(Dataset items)
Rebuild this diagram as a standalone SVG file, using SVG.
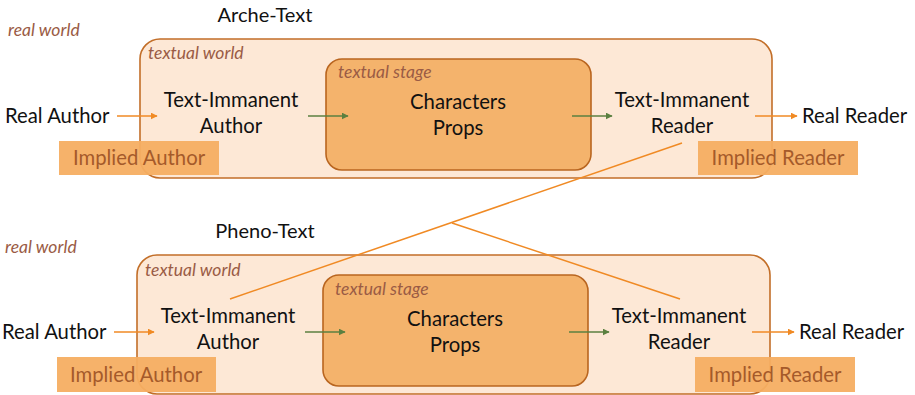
<svg xmlns="http://www.w3.org/2000/svg" width="915" height="395" viewBox="0 0 915 395">
<defs>
<marker id="ao" viewBox="0 0 10 10" refX="9" refY="5" markerWidth="7" markerHeight="7" markerUnits="userSpaceOnUse" orient="auto"><path d="M0,0 L10,5 L0,10 z" fill="#F08A24"/></marker>
<marker id="ag" viewBox="0 0 10 10" refX="9" refY="5" markerWidth="7" markerHeight="7" markerUnits="userSpaceOnUse" orient="auto"><path d="M0,0 L10,5 L0,10 z" fill="#5B8040"/></marker>
<style>
text{font-family:Lato,"Open Sans","Liberation Sans",sans-serif;}
.t{font-size:20.3px;fill:#111;}
.h{font-size:20px;fill:#111;}
.lbl{font-size:17.5px;font-style:italic;fill:#9A5B45;}
.world{fill:#FDE8D6;stroke:#C26E28;stroke-width:1.6;}
.stage{fill:#F4B36C;stroke:#B9651F;stroke-width:1.6;}
.imp{fill:#F6AE62;opacity:0.95;}
.impt{font-size:20.3px;fill:#A55A2A;}
.ao{stroke:#F08A24;stroke-width:1.6;fill:none;}
.ag{stroke:#5B8040;stroke-width:1.4;fill:none;}
.x{stroke:#F08A24;stroke-width:1.5;fill:none;}
</style>
</defs>
<rect width="915" height="395" fill="#fff"/>

<g id="top">
<text class="h" x="265" y="22" text-anchor="middle">Arche-Text</text>
<text class="lbl" x="8" y="36">real world</text>
<g id="top-world"><rect class="world" x="140" y="39" width="632" height="139" rx="20"/><text class="lbl" x="148" y="59">textual world</text></g>
<g id="top-stage"><rect class="stage" x="326" y="59" width="265" height="111" rx="16"/><text class="lbl" x="338" y="78">textual stage</text>
<text class="t" x="458" y="109" text-anchor="middle">Characters</text><text class="t" x="458" y="135" text-anchor="middle">Props</text></g>
<g id="top-realauthor"><text class="t" x="5" y="123">Real Author</text></g>
<g id="top-tiauthor"><text class="t" x="231" y="107" text-anchor="middle">Text-Immanent</text><text class="t" x="231" y="133" text-anchor="middle">Author</text></g>
<g id="top-tireader"><text class="t" x="682" y="107" text-anchor="middle">Text-Immanent</text><text class="t" x="682" y="133" text-anchor="middle">Reader</text></g>
<g id="top-realreader"><text class="t" x="802" y="123">Real Reader</text></g>
<g id="top-impauthor"><rect class="imp" x="59" y="141" width="160" height="34"/><text class="impt" x="139" y="165" text-anchor="middle">Implied Author</text></g>
<g id="top-impreader"><rect class="imp" x="698" y="141" width="160" height="34"/><text class="impt" x="778" y="165" text-anchor="middle">Implied Reader</text></g>
</g>

<g id="bottom">
<text class="h" x="265" y="238" text-anchor="middle">Pheno-Text</text>
<text class="lbl" x="5" y="253">real world</text>
<g id="bot-world"><rect class="world" x="137" y="255" width="633" height="139" rx="20"/><text class="lbl" x="145" y="276">textual world</text></g>
<g id="bot-stage"><rect class="stage" x="323" y="275" width="265" height="111" rx="16"/><text class="lbl" x="335" y="295">textual stage</text>
<text class="t" x="455" y="326" text-anchor="middle">Characters</text><text class="t" x="455" y="352" text-anchor="middle">Props</text></g>
<g id="bot-realauthor"><text class="t" x="2" y="339">Real Author</text></g>
<g id="bot-tiauthor"><text class="t" x="228" y="323" text-anchor="middle">Text-Immanent</text><text class="t" x="228" y="349" text-anchor="middle">Author</text></g>
<g id="bot-tireader"><text class="t" x="679" y="323" text-anchor="middle">Text-Immanent</text><text class="t" x="679" y="349" text-anchor="middle">Reader</text></g>
<g id="bot-realreader"><text class="t" x="799" y="339">Real Reader</text></g>
<g id="bot-impauthor"><rect class="imp" x="57" y="357" width="159" height="35"/><text class="impt" x="136" y="382" text-anchor="middle">Implied Author</text></g>
<g id="bot-impreader"><rect class="imp" x="695" y="357" width="160" height="35"/><text class="impt" x="775" y="382" text-anchor="middle">Implied Reader</text></g>
</g>

<g id="connectors">
<line class="ao" x1="117" y1="116" x2="157" y2="116" marker-end="url(#ao)"/>
<line class="ag" x1="308" y1="116" x2="348" y2="116" marker-end="url(#ag)"/>
<line class="ag" x1="572" y1="116" x2="612" y2="116" marker-end="url(#ag)"/>
<line class="ao" x1="755" y1="116" x2="797" y2="116" marker-end="url(#ao)"/>
<line class="ao" x1="114" y1="332" x2="154" y2="332" marker-end="url(#ao)"/>
<line class="ag" x1="305" y1="332" x2="345" y2="332" marker-end="url(#ag)"/>
<line class="ag" x1="569" y1="332" x2="609" y2="332" marker-end="url(#ag)"/>
<line class="ao" x1="752" y1="332" x2="794" y2="332" marker-end="url(#ao)"/>
<line class="x" x1="682" y1="143" x2="230" y2="299"/>
<line class="x" x1="452" y1="223" x2="680" y2="299"/>
</g>
</svg>
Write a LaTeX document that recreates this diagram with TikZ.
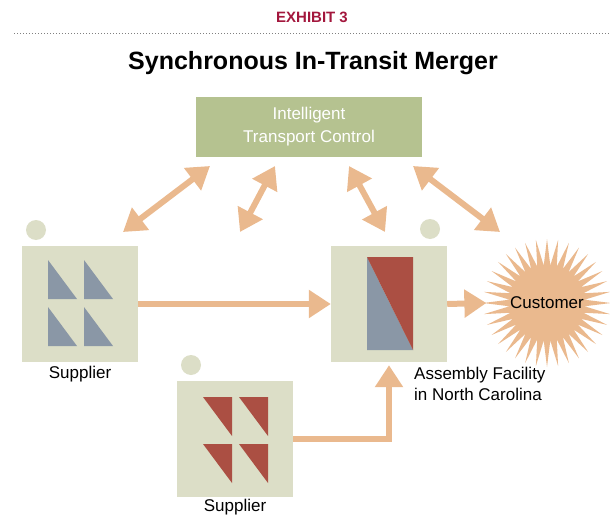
\documentclass[tikz,border=0pt]{standalone}
\usepackage{fontspec}
\setmainfont{Liberation Sans}
\usetikzlibrary{arrows.meta,shapes.geometric,positioning}
\definecolor{exhibitred}{HTML}{A3173D}
\definecolor{boxbeige}{HTML}{DCDEC7}
\definecolor{ctrlgreen}{HTML}{B5C290}
\definecolor{flow}{HTML}{EAB98E}
\definecolor{slate}{HTML}{8A97A6}
\definecolor{brick}{HTML}{AB4F43}
\tikzset{
  site/.style={fill=boxbeige, minimum width=116pt, minimum height=116pt, inner sep=0pt},
  dot/.style={circle, fill=boxbeige, minimum size=20pt, inner sep=0pt},
  lbl/.style={font=\fontsize{17}{21}\selectfont, inner sep=1pt},
  burst/.style={star, star points=36, star point ratio=1.7, fill=flow, inner sep=0pt, minimum size=128pt},
  flowline/.style={draw=flow, line width=6pt, -{Triangle[length=22pt,width=27pt]}},
  twoway/.style={draw=flow, line width=6pt, {Triangle[length=22pt,width=27pt]}-{Triangle[length=22pt,width=27pt]}}
}
\begin{document}
\begin{tikzpicture}[x=1pt, y=-1pt]
  \useasboundingbox (0,0) rectangle (610,516);
  \node[text=exhibitred, font=\bfseries\fontsize{15}{17}\selectfont] (exhibit) at (312,17) {EXHIBIT 3};
  \draw[gray, line width=1pt, dotted] (14,34) -- (610,34);
  \node[font=\bfseries\fontsize{25}{28}\selectfont] (title) at (313,63) {Synchronous In-Transit Merger};
  % control box
  \node[fill=ctrlgreen, minimum width=226pt, minimum height=60pt, text=white, align=center,
        font=\fontsize{17}{23}\selectfont] (itc) at (309,127) {Intelligent\\Transport Control};
  % sites
  \node[site] (sup1) at (80,304) {};
  \node[site] (sup2) at (235,439) {};
  \node[site] (asm) at (389,304) {};
  \node[dot] (dot1) at (36,230) {};
  \node[dot] (dot2) at (191,365) {};
  \node[dot] (dot3) at (430,229) {};
  \foreach \x in {48,84} \foreach \y in {260,307}
    \fill[slate] (\x,\y) -- (\x,\y+39) -- (\x+29,\y+39) -- cycle;
  \foreach \x in {203,239} \foreach \y in {397,444}
    \fill[brick] (\x,\y) -- (\x+29,\y) -- (\x+29,\y+39) -- cycle;
  \fill[slate] (367,257) -- (367,350) -- (413,350) -- cycle;
  \fill[brick] (367,257) -- (413,257) -- (413,350) -- cycle;
  \node[lbl, below=3pt of sup1] (sup1lbl) {Supplier};
  \node[lbl, below=1pt of sup2] (sup2lbl) {Supplier};
  \node[lbl, anchor=north west, align=left] (asmlbl) at (413,366) {Assembly Facility\\in North Carolina};
  % customer
  \node[burst] (cust) at (547,303) {};
  \node[lbl] (custlbl) at (cust) {Customer};
  % flows
  \draw[flowline] (sup1.east) -- (asm.west);
  \draw[flowline] (asm.east) -- ([xshift=5pt]cust.west);
  \draw[flowline, shorten >=3pt] (sup2.east) -| (asm.south);
  % links to control
  \coordinate (c1) at (123,232); \coordinate (t1) at (210,166);
  \coordinate (c2) at (240,232); \coordinate (t2) at (275,166);
  \coordinate (t3) at (349,166); \coordinate (c3) at (385,232);
  \coordinate (t4) at (413,166); \coordinate (c4) at (500,232);
  \foreach \i in {1,...,4} \draw[twoway] (c\i) -- (t\i);
\end{tikzpicture}
\end{document}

(Given request):
What is the number of lines in the records that contain the word "diagram"? Answer with the number and nothing else.

(Reply):
2